-- begin Data lines --

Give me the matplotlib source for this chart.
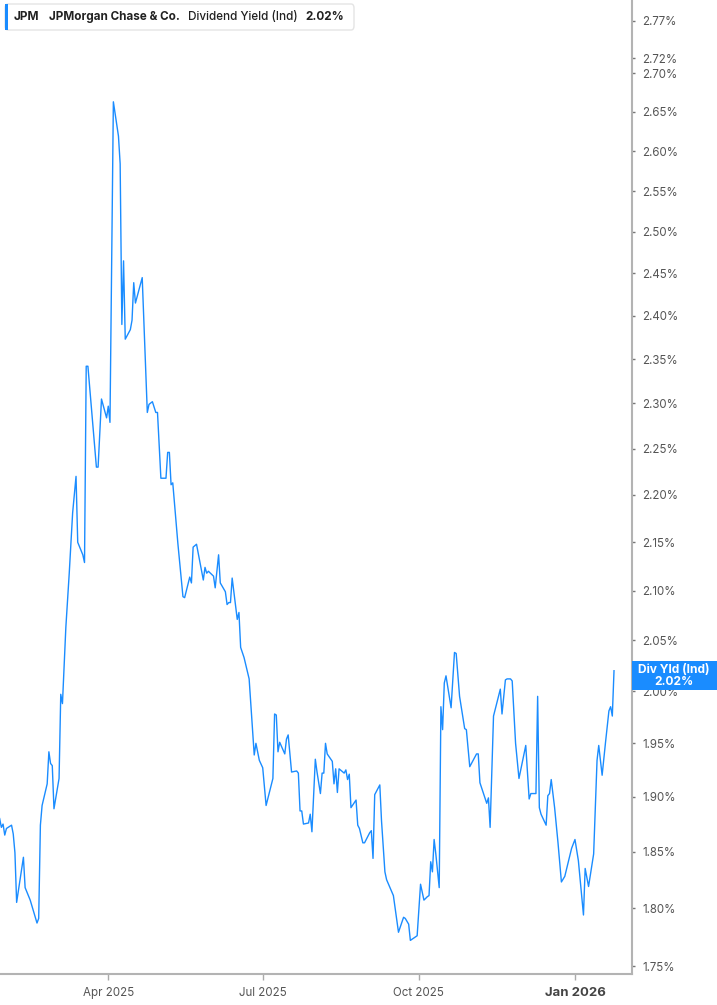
import numpy as np
import pandas as pd
import matplotlib
matplotlib.use('Agg')
import matplotlib.pyplot as plt
from matplotlib.patches import FancyBboxPatch, Rectangle
from matplotlib.ticker import FixedLocator, FixedFormatter, NullLocator, NullFormatter

plt.rcParams['font.family'] = ['Inter', 'DejaVu Sans']

# JPM dividend yield (indicated)
start = pd.Timestamp('2025-01-27')
day = [0, 1, 2, 3, 4, 7, 8, 9, 10, 14, 15, 18, 22, 23, 24, 25, 28, 29, 30, 31,
       32, 35, 36, 37, 39, 41, 43, 45, 46, 49, 50, 51, 52, 57, 58, 60, 63, 64, 65, 67,
       70, 71, 72, 73, 74, 77, 78, 79, 80, 84, 87, 88, 90, 92, 93, 95, 98, 99, 100, 101,
       102, 105, 108, 109, 112, 113, 114, 116, 120, 121, 122, 123, 126, 127, 129, 130, 133, 134, 135, 136,
       137, 140, 141, 142, 144, 147, 150, 151, 153, 155, 157, 161, 162, 163, 164, 165, 168, 169, 170, 172,
       175, 176, 177, 178, 179, 182, 183, 184, 186, 187, 189, 190, 191, 192, 193, 196, 197, 198, 199, 200,
       203, 204, 205, 206, 207, 210, 211, 212, 214, 215, 218, 219, 220, 221, 224, 225, 227, 228, 232, 235,
       238, 239, 241, 242, 246, 248, 250, 252, 253, 254, 255, 256, 257, 259, 260, 261, 262, 263, 266, 268,
       269, 271, 274, 275, 277, 281, 282, 283, 287, 288, 289, 291, 295, 296, 298, 299, 301, 302, 304, 306,
       310, 312, 313, 316, 317, 318, 319, 322, 323, 324, 325, 327, 329, 331, 333, 337, 339, 341, 344, 345,
       347, 350, 352, 353, 355, 357, 359, 360, 361, 362]
yld = [1.880, 1.872, 1.875, 1.865, 1.871, 1.874, 1.866, 1.849, 1.805, 1.845, 1.818, 1.807, 1.787, 1.791, 1.874, 1.892, 1.912, 1.942, 1.931, 1.929,
       1.889, 1.917, 1.997, 1.988, 2.063, 2.118, 2.181, 2.220, 2.150, 2.137, 2.129, 2.342, 2.342, 2.230, 2.230, 2.305, 2.284, 2.297, 2.279, 2.663,
       2.619, 2.584, 2.390, 2.465, 2.373, 2.384, 2.395, 2.439, 2.415, 2.445, 2.290, 2.299, 2.302, 2.290, 2.290, 2.218, 2.218, 2.246, 2.246, 2.211,
       2.213, 2.149, 2.094, 2.093, 2.114, 2.108, 2.145, 2.148, 2.111, 2.124, 2.118, 2.120, 2.115, 2.103, 2.137, 2.108, 2.099, 2.086, 2.088, 2.088,
       2.113, 2.071, 2.078, 2.043, 2.033, 2.012, 1.939, 1.950, 1.934, 1.927, 1.892, 1.917, 1.978, 1.977, 1.942, 1.951, 1.940, 1.954, 1.958, 1.923,
       1.924, 1.922, 1.887, 1.887, 1.875, 1.876, 1.884, 1.868, 1.935, 1.923, 1.903, 1.922, 1.922, 1.950, 1.940, 1.933, 1.912, 1.926, 1.904, 1.926,
       1.922, 1.925, 1.916, 1.921, 1.890, 1.897, 1.874, 1.871, 1.858, 1.858, 1.867, 1.869, 1.844, 1.902, 1.911, 1.878, 1.832, 1.825, 1.811, 1.779,
       1.792, 1.791, 1.786, 1.772, 1.776, 1.821, 1.807, 1.810, 1.811, 1.841, 1.832, 1.861, 1.848, 1.818, 1.985, 1.963, 2.008, 2.015, 1.984, 2.038,
       2.037, 1.995, 1.964, 1.963, 1.928, 1.940, 1.940, 1.913, 1.894, 1.899, 1.872, 1.976, 2.002, 1.978, 2.011, 2.012, 2.012, 2.010, 1.950, 1.917,
       1.948, 1.898, 1.903, 1.903, 1.995, 1.890, 1.884, 1.874, 1.901, 1.903, 1.916, 1.890, 1.858, 1.823, 1.828, 1.853, 1.861, 1.842, 1.794, 1.835,
       1.819, 1.848, 1.934, 1.948, 1.920, 1.951, 1.981, 1.985, 1.976, 2.020]

ytick_vals = [1.75, 1.80, 1.85, 1.90, 1.95, 2.00, 2.05, 2.10, 2.15, 2.20, 2.25,
              2.30, 2.35, 2.40, 2.45, 2.50, 2.55, 2.60, 2.65, 2.70, 2.72, 2.77]
xtick_dates = ['2025-04-01', '2025-07-01', '2025-10-01', '2026-01-01']
xtick_labels = ['Apr 2025', 'Jul 2025', 'Oct 2025', 'Jan 2026']

dates = start + pd.to_timedelta(day, unit='D')
last = yld[-1]

W, H = 717, 1005
fig = plt.figure(figsize=(W / 100, H / 100), dpi=100)
ax = fig.add_axes([0, 31 / H, 632 / W, 974 / H])

ax.plot(dates, yld, color='#1a8cff', lw=1.0)

ax.set_yscale('log')
ax.set_ylim(1.7433, 2.798)
ax.set_xlim(start + pd.Timedelta(days=0.2), start + pd.Timedelta(days=372.6))

ax.yaxis.tick_right()
ax.yaxis.set_major_locator(FixedLocator(ytick_vals))
ax.yaxis.set_major_formatter(FixedFormatter([f'{v:.2f}%' for v in ytick_vals]))
ax.yaxis.set_minor_locator(NullLocator())
ax.yaxis.set_minor_formatter(NullFormatter())
ax.tick_params(axis='y', which='major', direction='out', length=2.5, width=1,
               color='#777777', labelsize=8.3, labelcolor='#555555', pad=5)

ax.set_xticks(pd.to_datetime(xtick_dates))
ax.set_xticklabels(xtick_labels)
ax.tick_params(axis='x', direction='out', length=4, width=1, color='#aaaaaa',
               labelsize=8.3, labelcolor='#555555', pad=5)
xl = ax.get_xticklabels()
xl[-1].set_fontweight('bold')
xl[-1].set_color('#444444')
xl[-1].set_fontsize(9.5)

for s in ['top', 'left']:
    ax.spines[s].set_visible(False)
for s in ['right', 'bottom']:
    ax.spines[s].set_color('#b3b3b3')
    ax.spines[s].set_linewidth(1.5)

# header box
hdr = FancyBboxPatch((5 / W, 1 - 30 / H), 349 / W, 26 / H,
                     boxstyle='round,pad=0,rounding_size=0.004',
                     transform=fig.transFigure, facecolor='white',
                     edgecolor='#e4e4e4', lw=1)
fig.patches.append(hdr)
fig.patches.append(Rectangle((5 / W, 1 - 30 / H), 3 / W, 26 / H,
                             transform=fig.transFigure, facecolor='#1a8cff',
                             edgecolor='none'))
ty = 1 - 17 / H
fig.text(14 / W, ty, 'JPM', fontsize=8.5, fontweight='bold', color='#222222', va='center')
fig.text(49 / W, ty, 'JPMorgan Chase & Co.', fontsize=8.4, fontweight='bold', color='#222222', va='center')
fig.text(188 / W, ty, 'Dividend Yield (Ind)', fontsize=8.4, fontweight='medium', color='#222222', va='center')
fig.text(305 / W, ty, '2.02%', fontsize=8.5, fontweight='bold', color='#222222', va='center')

# last value tag
fig.canvas.draw()
yd = ax.transData.transform((ax.get_xlim()[1], last))[1]
yc = yd / fig.dpi / fig.get_figheight() - 5 / H
fig.patches.append(Rectangle((632 / W, yc - 14.5 / H), 85 / W, 29 / H,
                             transform=fig.transFigure, facecolor='#1a8cff',
                             edgecolor='none', zorder=5))
fig.text(674 / W, yc + 6 / H, 'Div Yld (Ind)', fontsize=8.6, fontweight='bold',
         color='white', ha='center', va='center', zorder=6)
fig.text(674 / W, yc - 6 / H, f'{last:.2f}%', fontsize=8.6, fontweight='bold',
         color='white', ha='center', va='center', zorder=6)

fig.savefig('out.png', dpi=100)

-- end Data lines --

● Your instructions:
Starting at the first line of the material, output exactly the lines up to and including the one with "plt.rcParams['font.family'] = ['Inter', 'DejaVu". Do not include the pictures.

● Output:
Give me the matplotlib source for this chart.
import numpy as np
import pandas as pd
import matplotlib
matplotlib.use('Agg')
import matplotlib.pyplot as plt
from matplotlib.patches import FancyBboxPatch, Rectangle
from matplotlib.ticker import FixedLocator, FixedFormatter, NullLocator, NullFormatter

plt.rcParams['font.family'] = ['Inter', 'DejaVu Sans']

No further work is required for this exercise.